Equities worldwide sold-off alongside credit while investors flocked back to the safe-havens, primarily the dollar, the japanese yen and the swiss franc. These moves were, however, modest in size and did not significantly change the trading patterns of the past few weeks. The euro is back in the middle of the trading range that it has held since August against the US dollar, bouncing around between the 1.16 and 1.19 levels. The biggest losers were Central European currencies, down on fears that those countries are being hit particularly hard by the second wave of the COVID pandemic.Markets are increasingly focused on the US election in the first week of November. The consensus view seems to be that a Democratic sweep (taking the presidency and the Senate) would be a positive for risk assets and negative for the US dollar. Friday's release of the Eurozone flash PMI indicators of business activity for October is the main data event of the week. The recent proliferation of local lockdowns introduces some downside risks here, and a serious disappointment could bring into focus further ECB easing measures.
GBP
As we expected, Brexit negotiations stalled last week but Boris Johnson backed away from his threat to walk away, although he did warn Britain to prepare for the possibility of a ‘no deal’ Brexit. Sterling moved largely in line with the euro, so markets clearly still expect some kind of modest deal to be reached, as do we.
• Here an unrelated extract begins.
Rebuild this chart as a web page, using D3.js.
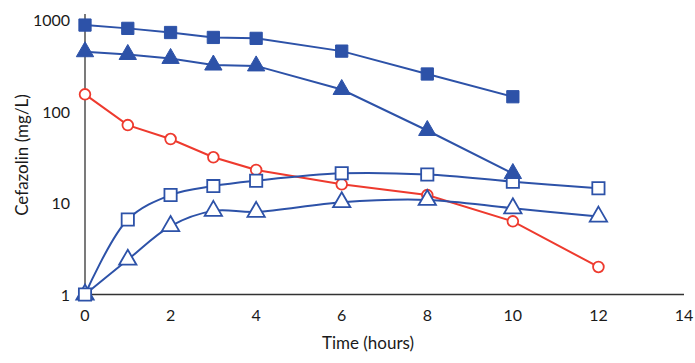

Not a lot of marking moving data will be released this week, so expect the focus to remain on the UK COVID numbers and the possibility of a new lockdown, which could potentially hit the pound hard.EUR
The deteriorating COVID numbers in most of the Eurozone and the reimposition of local lockdowns hurt euro sentiment last week. The PMI numbers to be published Friday take on additional importance. They will be the first measure of the economic impact of these partial lockdowns and restrictive measures. A drop in the composite number below the 50 level that separates expansion from contraction would put added pressure on the ECB to prepare further easing measures, and we would expect the euro to sell-off in that context.